__Work required__: Return the lines below exactly, from the first line to the line that contains "ax = fig.add_axes([0.078, 0.174, 0.9333, 0.782])". Leave out pictures.

__Source material__:
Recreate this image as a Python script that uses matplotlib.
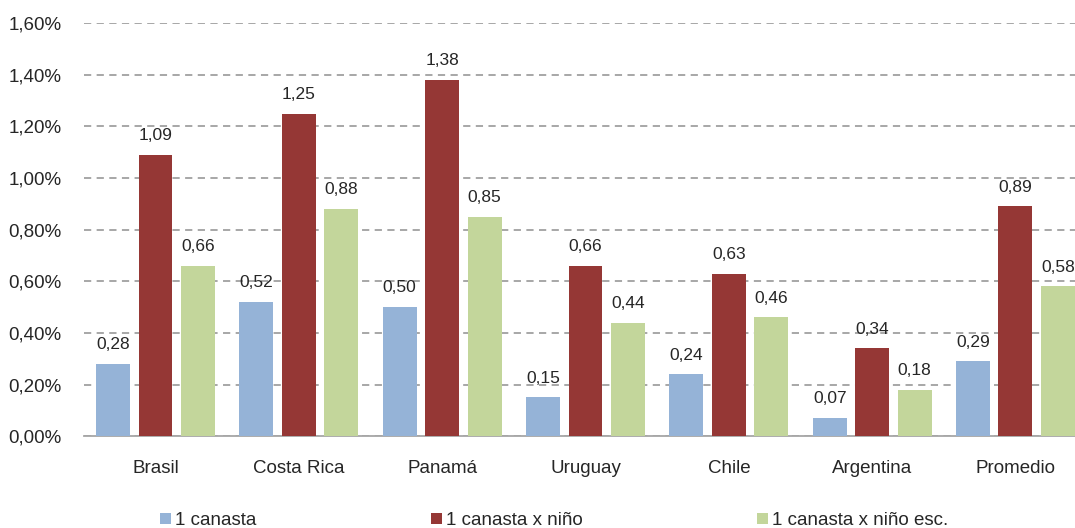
import matplotlib.pyplot as plt
import numpy as np
from matplotlib.ticker import FuncFormatter

plt.rcParams['font.family'] = ['Liberation Sans', 'DejaVu Sans']

# datos
paises = ['Brasil', 'Costa Rica', 'Panamá', 'Uruguay', 'Chile', 'Argentina', 'Promedio']
canasta = [0.28, 0.52, 0.50, 0.15, 0.24, 0.07, 0.29]
canasta_nino = [1.09, 1.25, 1.38, 0.66, 0.63, 0.34, 0.89]
canasta_nino_esc = [0.66, 0.88, 0.85, 0.44, 0.46, 0.18, 0.58]
series = ['1 canasta', '1 canasta x niño', '1 canasta x niño esc.']
colores = ['#95B3D7', '#953735', '#C3D69B']

fig = plt.figure(figsize=(10.75, 5.28), dpi=100)
ax = fig.add_axes([0.078, 0.174, 0.9333, 0.782])

x = np.arange(len(paises))
ancho = 0.237
desp = 0.296
txt = '#262626'
for k, vals in enumerate([canasta, canasta_nino, canasta_nino_esc]):
    pos = x + (k - 1) * desp
    ax.bar(pos, vals, width=ancho, color=colores[k], label=series[k], zorder=3)
    for p, v in zip(pos, vals):
        ax.text(p, v + 0.045, ('%.2f' % v).replace('.', ','), ha='center', va='bottom',
                fontsize=12.5, color=txt)

ax.set_xlim(-0.5, len(paises) - 0.5)
ax.set_ylim(0, 1.6)
ax.set_yticks(np.arange(0, 1.61, 0.2))
ax.yaxis.set_major_formatter(FuncFormatter(lambda v, p: ('%.2f%%' % v).replace('.', ',')))
ax.yaxis.grid(True, linestyle=(0, (4, 3)), color='#A0A0A0', linewidth=1.3, zorder=0)
ax.set_xticks(x)
ax.set_xticklabels(paises)
ax.tick_params(axis='x', length=0, pad=17, labelsize=13.5, labelcolor=txt)
ax.tick_params(axis='y', length=0, pad=16, labelsize=13.5, labelcolor=txt)
for s in ['top', 'right', 'left']:
    ax.spines[s].set_visible(False)
ax.spines['bottom'].set_color('#A6A6A6')
ax.spines['bottom'].set_linewidth(1.3)

h, l = ax.get_legend_handles_labels()
fig.legend(h, l, loc='center left', bbox_to_anchor=(0.142, 0.014), ncol=3, frameon=False,
           fontsize=13.5, handlelength=0.6, handleheight=0.6, handletextpad=0.2,
           columnspacing=9.3, labelcolor=txt, borderaxespad=0)

fig.savefig('out.png', dpi=100)
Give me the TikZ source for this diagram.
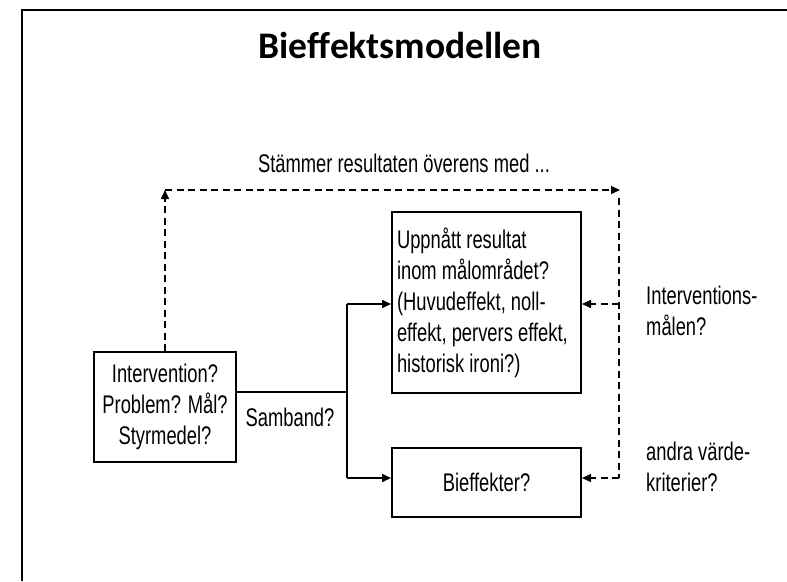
\documentclass[tikz,border=0pt]{standalone}
\usepackage{fontspec}
\newfontfamily\narrowsans{Liberation Sans}[FakeStretch=0.72]
\newfontfamily\titlefont{Carlito}[Ligatures=NoCommon]
\usetikzlibrary{arrows.meta,calc}
\begin{document}
\begin{tikzpicture}[x=1pt,y=-1pt,
  txt/.style={font=\narrowsans\fontsize{25.5}{31}\selectfont, inner sep=0pt},
  boxnode/.style={draw, line width=2pt, txt, minimum width=#1},
  conn/.style={line width=1.6pt},
  arr/.style={conn, -{Triangle[length=9pt,width=8pt]}},
  dconn/.style={line width=1.5pt, dash pattern=on 7pt off 4.5pt},
  darr/.style={dconn, -{Triangle[length=9pt,width=8pt]}}
]
\useasboundingbox (0,0) rectangle (787,581);
\fill[white] (0,0) rectangle (787,581);
% outer frame
\draw[line width=2pt] (787,10) -- (22,10) -- (22,581);

\node[font=\titlefont\bfseries\fontsize{37.5}{40}\selectfont, inner sep=0pt] (title) at (400,45) {Bief\kern0ptfektsmodellen};
\node[txt] (toplabel) at (404,163) {Stämmer resultaten överens med ...};

\node[boxnode=142pt, minimum height=110pt, align=center] (left) at (165,407)
  {Intervention?\\Problem? Mål?\\Styrmedel?};
\node[boxnode=189pt, minimum height=181pt, align=flush left, text width=179pt, inner xsep=5pt] (top) at (486.5,302.5)
  {Uppnått resultat\\inom målområdet?\\(Huvudeffekt, noll-\\effekt, pervers effekt,\\historisk ironi?)};
\node[boxnode=189pt, minimum height=69pt] (bot) at (486.5,482.5) {Bieffekter?};

\node[txt] (samband) at (290,417) {Samband?};
\node[txt, align=flush left, anchor=west] (intmal) at (646,311) {Interventions-\\målen?};
\node[txt, align=flush left, anchor=west] (andra) at (646,467) {andra värde-\\kriterier?};

% solid connectors
\coordinate (j) at (347,392);
\coordinate (ja) at (347,304);
\coordinate (jb) at (347,478);
\draw[conn] (j -| left.east) -- (j);
\draw[conn] (ja) -- (jb);
\draw[arr] (ja) -- (ja -| top.west);
\draw[arr] (jb) -- (jb -| bot.west);

% dashed connectors
\coordinate (c1) at (165,190);
\coordinate (c2) at (620,190);
\coordinate (c3) at (619,198);
\coordinate (r1) at (619,304);
\coordinate (r2) at (619,478);
\draw[darr] (left.north) -- (c1);
\draw[darr] (c1) -- (c2);
\draw[dconn] (c3) -- (r2);
\draw[darr] (r1) -- (r1 -| top.east);
\draw[darr] (r2) -- (r2 -| bot.east);
\end{tikzpicture}
\end{document}
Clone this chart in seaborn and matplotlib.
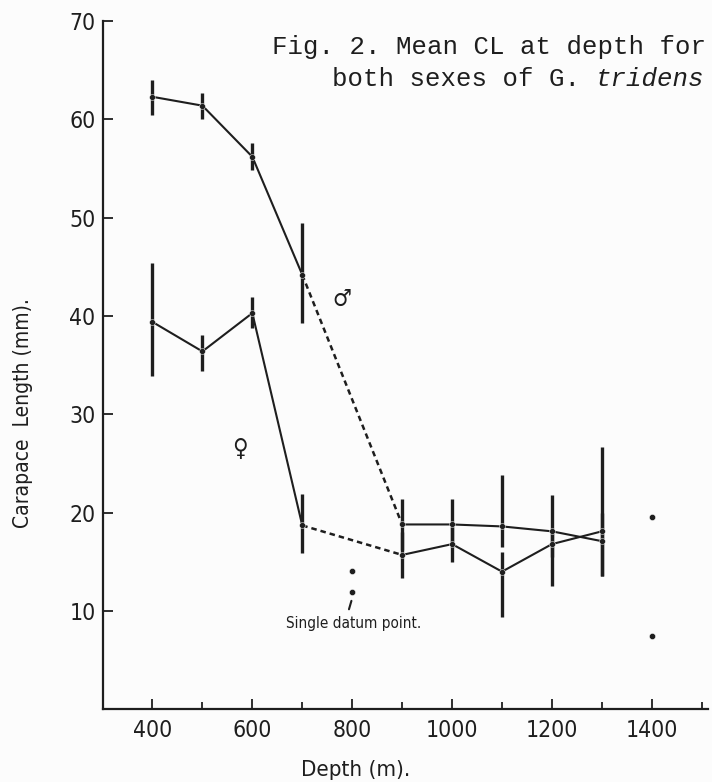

__Exercise result__:
Recreate this image as a Python script that uses matplotlib.
import matplotlib.pyplot as plt
import numpy as np
from matplotlib.ticker import FuncFormatter

plt.rcParams['font.family'] = ['Liberation Sans', 'DejaVu Sans']

# datos
paises = ['Brasil', 'Costa Rica', 'Panamá', 'Uruguay', 'Chile', 'Argentina', 'Promedio']
canasta = [0.28, 0.52, 0.50, 0.15, 0.24, 0.07, 0.29]
canasta_nino = [1.09, 1.25, 1.38, 0.66, 0.63, 0.34, 0.89]
canasta_nino_esc = [0.66, 0.88, 0.85, 0.44, 0.46, 0.18, 0.58]
series = ['1 canasta', '1 canasta x niño', '1 canasta x niño esc.']
colores = ['#95B3D7', '#953735', '#C3D69B']

fig = plt.figure(figsize=(10.75, 5.28), dpi=100)
ax = fig.add_axes([0.078, 0.174, 0.9333, 0.782])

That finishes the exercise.